• _TASK GOAL_
Write out the entire listing below exactly, with the pictures left out.

• _GIVEN MATERIAL_
· · ·
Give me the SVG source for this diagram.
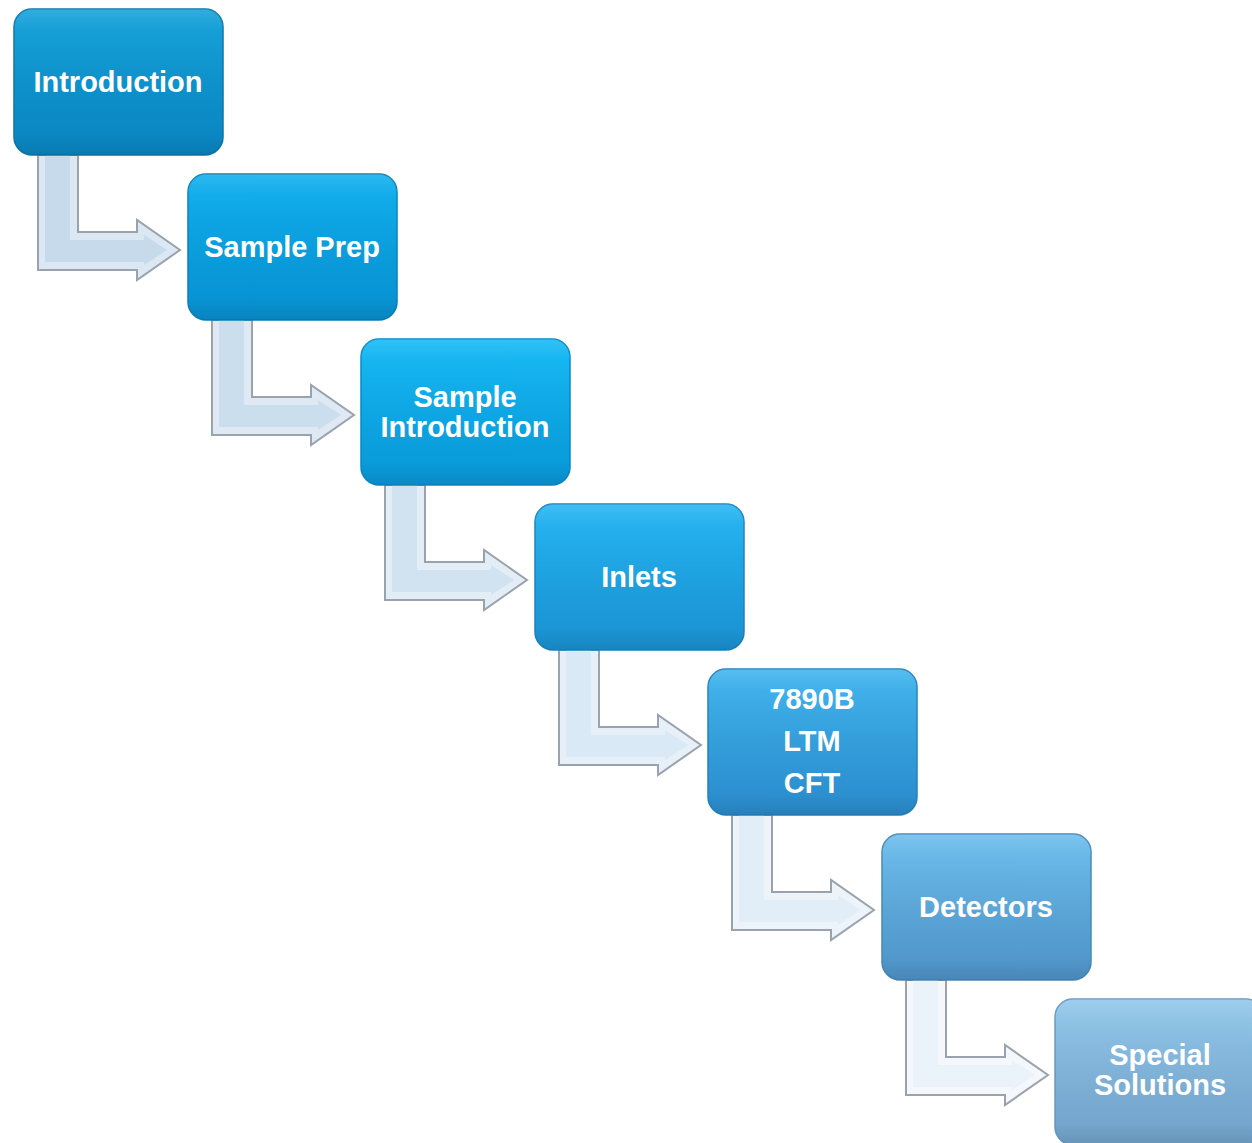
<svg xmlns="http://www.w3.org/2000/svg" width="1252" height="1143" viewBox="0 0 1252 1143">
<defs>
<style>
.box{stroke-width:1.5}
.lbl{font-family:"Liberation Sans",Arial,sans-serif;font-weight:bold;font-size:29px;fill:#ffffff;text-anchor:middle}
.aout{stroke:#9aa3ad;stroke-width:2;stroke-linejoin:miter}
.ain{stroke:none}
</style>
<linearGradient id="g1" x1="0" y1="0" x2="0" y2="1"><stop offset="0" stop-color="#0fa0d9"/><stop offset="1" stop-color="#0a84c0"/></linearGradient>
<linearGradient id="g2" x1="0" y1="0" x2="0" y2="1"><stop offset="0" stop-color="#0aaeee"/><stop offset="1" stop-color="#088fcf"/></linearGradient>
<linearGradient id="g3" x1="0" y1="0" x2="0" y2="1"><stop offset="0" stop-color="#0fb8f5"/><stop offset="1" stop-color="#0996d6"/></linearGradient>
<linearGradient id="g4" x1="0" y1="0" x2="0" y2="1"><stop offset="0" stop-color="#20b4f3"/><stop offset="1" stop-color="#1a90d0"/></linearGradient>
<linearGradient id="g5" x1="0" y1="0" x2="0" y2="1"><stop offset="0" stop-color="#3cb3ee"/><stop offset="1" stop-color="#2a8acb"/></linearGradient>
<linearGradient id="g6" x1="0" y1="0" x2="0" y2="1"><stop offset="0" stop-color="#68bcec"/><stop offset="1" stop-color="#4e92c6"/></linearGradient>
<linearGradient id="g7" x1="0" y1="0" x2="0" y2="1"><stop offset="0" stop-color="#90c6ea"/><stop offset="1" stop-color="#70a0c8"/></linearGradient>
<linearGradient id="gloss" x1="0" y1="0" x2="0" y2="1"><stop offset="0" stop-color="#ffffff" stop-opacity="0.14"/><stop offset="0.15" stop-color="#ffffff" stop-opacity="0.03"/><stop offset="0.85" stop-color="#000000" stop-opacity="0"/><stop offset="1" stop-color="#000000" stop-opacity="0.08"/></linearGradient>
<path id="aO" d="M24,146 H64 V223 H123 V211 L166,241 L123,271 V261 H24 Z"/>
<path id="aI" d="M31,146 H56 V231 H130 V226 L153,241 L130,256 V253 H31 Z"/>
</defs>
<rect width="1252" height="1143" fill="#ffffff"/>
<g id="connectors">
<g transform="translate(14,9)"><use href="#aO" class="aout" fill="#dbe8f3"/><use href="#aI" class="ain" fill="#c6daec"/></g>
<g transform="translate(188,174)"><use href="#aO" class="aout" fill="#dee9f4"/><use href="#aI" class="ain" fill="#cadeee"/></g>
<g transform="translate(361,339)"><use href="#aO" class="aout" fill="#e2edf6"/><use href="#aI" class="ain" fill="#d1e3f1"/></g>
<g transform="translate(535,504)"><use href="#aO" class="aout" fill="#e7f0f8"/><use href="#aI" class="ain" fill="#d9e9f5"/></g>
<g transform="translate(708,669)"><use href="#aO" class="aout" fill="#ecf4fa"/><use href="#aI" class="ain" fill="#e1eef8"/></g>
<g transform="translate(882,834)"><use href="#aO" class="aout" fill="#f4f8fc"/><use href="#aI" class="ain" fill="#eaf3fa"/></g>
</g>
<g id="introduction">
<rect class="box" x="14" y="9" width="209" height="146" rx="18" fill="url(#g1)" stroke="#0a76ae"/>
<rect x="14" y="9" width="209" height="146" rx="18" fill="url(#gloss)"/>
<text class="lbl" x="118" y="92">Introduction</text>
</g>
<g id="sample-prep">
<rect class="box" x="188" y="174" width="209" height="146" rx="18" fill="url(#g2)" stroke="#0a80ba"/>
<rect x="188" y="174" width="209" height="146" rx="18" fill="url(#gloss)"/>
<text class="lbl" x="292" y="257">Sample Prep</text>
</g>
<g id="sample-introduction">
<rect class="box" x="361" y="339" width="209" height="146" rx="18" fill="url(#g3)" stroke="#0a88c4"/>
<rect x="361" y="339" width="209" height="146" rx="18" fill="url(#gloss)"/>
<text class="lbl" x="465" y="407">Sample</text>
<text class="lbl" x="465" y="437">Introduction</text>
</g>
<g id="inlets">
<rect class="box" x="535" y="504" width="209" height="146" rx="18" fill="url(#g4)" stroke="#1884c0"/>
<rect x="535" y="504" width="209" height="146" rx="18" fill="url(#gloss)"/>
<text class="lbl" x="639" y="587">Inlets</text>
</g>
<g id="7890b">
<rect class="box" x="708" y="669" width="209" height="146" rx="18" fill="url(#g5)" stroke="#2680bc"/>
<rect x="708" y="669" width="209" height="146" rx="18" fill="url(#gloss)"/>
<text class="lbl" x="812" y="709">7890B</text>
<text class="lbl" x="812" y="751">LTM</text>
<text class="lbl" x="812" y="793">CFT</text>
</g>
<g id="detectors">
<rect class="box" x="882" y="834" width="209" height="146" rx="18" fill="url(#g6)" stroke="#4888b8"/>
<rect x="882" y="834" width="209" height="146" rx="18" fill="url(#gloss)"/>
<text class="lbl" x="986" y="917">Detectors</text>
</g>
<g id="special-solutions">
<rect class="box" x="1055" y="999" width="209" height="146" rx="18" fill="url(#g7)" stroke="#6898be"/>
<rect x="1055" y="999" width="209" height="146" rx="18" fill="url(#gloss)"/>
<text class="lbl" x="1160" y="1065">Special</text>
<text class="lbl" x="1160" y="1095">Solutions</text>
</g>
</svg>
· · ·
• _CORRECT ANSWER_
Give me the SVG source for this diagram.
<svg xmlns="http://www.w3.org/2000/svg" width="1252" height="1143" viewBox="0 0 1252 1143">
<defs>
<style>
.box{stroke-width:1.5}
.lbl{font-family:"Liberation Sans",Arial,sans-serif;font-weight:bold;font-size:29px;fill:#ffffff;text-anchor:middle}
.aout{stroke:#9aa3ad;stroke-width:2;stroke-linejoin:miter}
.ain{stroke:none}
</style>
<linearGradient id="g1" x1="0" y1="0" x2="0" y2="1"><stop offset="0" stop-color="#0fa0d9"/><stop offset="1" stop-color="#0a84c0"/></linearGradient>
<linearGradient id="g2" x1="0" y1="0" x2="0" y2="1"><stop offset="0" stop-color="#0aaeee"/><stop offset="1" stop-color="#088fcf"/></linearGradient>
<linearGradient id="g3" x1="0" y1="0" x2="0" y2="1"><stop offset="0" stop-color="#0fb8f5"/><stop offset="1" stop-color="#0996d6"/></linearGradient>
<linearGradient id="g4" x1="0" y1="0" x2="0" y2="1"><stop offset="0" stop-color="#20b4f3"/><stop offset="1" stop-color="#1a90d0"/></linearGradient>
<linearGradient id="g5" x1="0" y1="0" x2="0" y2="1"><stop offset="0" stop-color="#3cb3ee"/><stop offset="1" stop-color="#2a8acb"/></linearGradient>
<linearGradient id="g6" x1="0" y1="0" x2="0" y2="1"><stop offset="0" stop-color="#68bcec"/><stop offset="1" stop-color="#4e92c6"/></linearGradient>
<linearGradient id="g7" x1="0" y1="0" x2="0" y2="1"><stop offset="0" stop-color="#90c6ea"/><stop offset="1" stop-color="#70a0c8"/></linearGradient>
<linearGradient id="gloss" x1="0" y1="0" x2="0" y2="1"><stop offset="0" stop-color="#ffffff" stop-opacity="0.14"/><stop offset="0.15" stop-color="#ffffff" stop-opacity="0.03"/><stop offset="0.85" stop-color="#000000" stop-opacity="0"/><stop offset="1" stop-color="#000000" stop-opacity="0.08"/></linearGradient>
<path id="aO" d="M24,146 H64 V223 H123 V211 L166,241 L123,271 V261 H24 Z"/>
<path id="aI" d="M31,146 H56 V231 H130 V226 L153,241 L130,256 V253 H31 Z"/>
</defs>
<rect width="1252" height="1143" fill="#ffffff"/>
<g id="connectors">
<g transform="translate(14,9)"><use href="#aO" class="aout" fill="#dbe8f3"/><use href="#aI" class="ain" fill="#c6daec"/></g>
<g transform="translate(188,174)"><use href="#aO" class="aout" fill="#dee9f4"/><use href="#aI" class="ain" fill="#cadeee"/></g>
<g transform="translate(361,339)"><use href="#aO" class="aout" fill="#e2edf6"/><use href="#aI" class="ain" fill="#d1e3f1"/></g>
<g transform="translate(535,504)"><use href="#aO" class="aout" fill="#e7f0f8"/><use href="#aI" class="ain" fill="#d9e9f5"/></g>
<g transform="translate(708,669)"><use href="#aO" class="aout" fill="#ecf4fa"/><use href="#aI" class="ain" fill="#e1eef8"/></g>
<g transform="translate(882,834)"><use href="#aO" class="aout" fill="#f4f8fc"/><use href="#aI" class="ain" fill="#eaf3fa"/></g>
</g>
<g id="introduction">
<rect class="box" x="14" y="9" width="209" height="146" rx="18" fill="url(#g1)" stroke="#0a76ae"/>
<rect x="14" y="9" width="209" height="146" rx="18" fill="url(#gloss)"/>
<text class="lbl" x="118" y="92">Introduction</text>
</g>
<g id="sample-prep">
<rect class="box" x="188" y="174" width="209" height="146" rx="18" fill="url(#g2)" stroke="#0a80ba"/>
<rect x="188" y="174" width="209" height="146" rx="18" fill="url(#gloss)"/>
<text class="lbl" x="292" y="257">Sample Prep</text>
</g>
<g id="sample-introduction">
<rect class="box" x="361" y="339" width="209" height="146" rx="18" fill="url(#g3)" stroke="#0a88c4"/>
<rect x="361" y="339" width="209" height="146" rx="18" fill="url(#gloss)"/>
<text class="lbl" x="465" y="407">Sample</text>
<text class="lbl" x="465" y="437">Introduction</text>
</g>
<g id="inlets">
<rect class="box" x="535" y="504" width="209" height="146" rx="18" fill="url(#g4)" stroke="#1884c0"/>
<rect x="535" y="504" width="209" height="146" rx="18" fill="url(#gloss)"/>
<text class="lbl" x="639" y="587">Inlets</text>
</g>
<g id="7890b">
<rect class="box" x="708" y="669" width="209" height="146" rx="18" fill="url(#g5)" stroke="#2680bc"/>
<rect x="708" y="669" width="209" height="146" rx="18" fill="url(#gloss)"/>
<text class="lbl" x="812" y="709">7890B</text>
<text class="lbl" x="812" y="751">LTM</text>
<text class="lbl" x="812" y="793">CFT</text>
</g>
<g id="detectors">
<rect class="box" x="882" y="834" width="209" height="146" rx="18" fill="url(#g6)" stroke="#4888b8"/>
<rect x="882" y="834" width="209" height="146" rx="18" fill="url(#gloss)"/>
<text class="lbl" x="986" y="917">Detectors</text>
</g>
<g id="special-solutions">
<rect class="box" x="1055" y="999" width="209" height="146" rx="18" fill="url(#g7)" stroke="#6898be"/>
<rect x="1055" y="999" width="209" height="146" rx="18" fill="url(#gloss)"/>
<text class="lbl" x="1160" y="1065">Special</text>
<text class="lbl" x="1160" y="1095">Solutions</text>
</g>
</svg>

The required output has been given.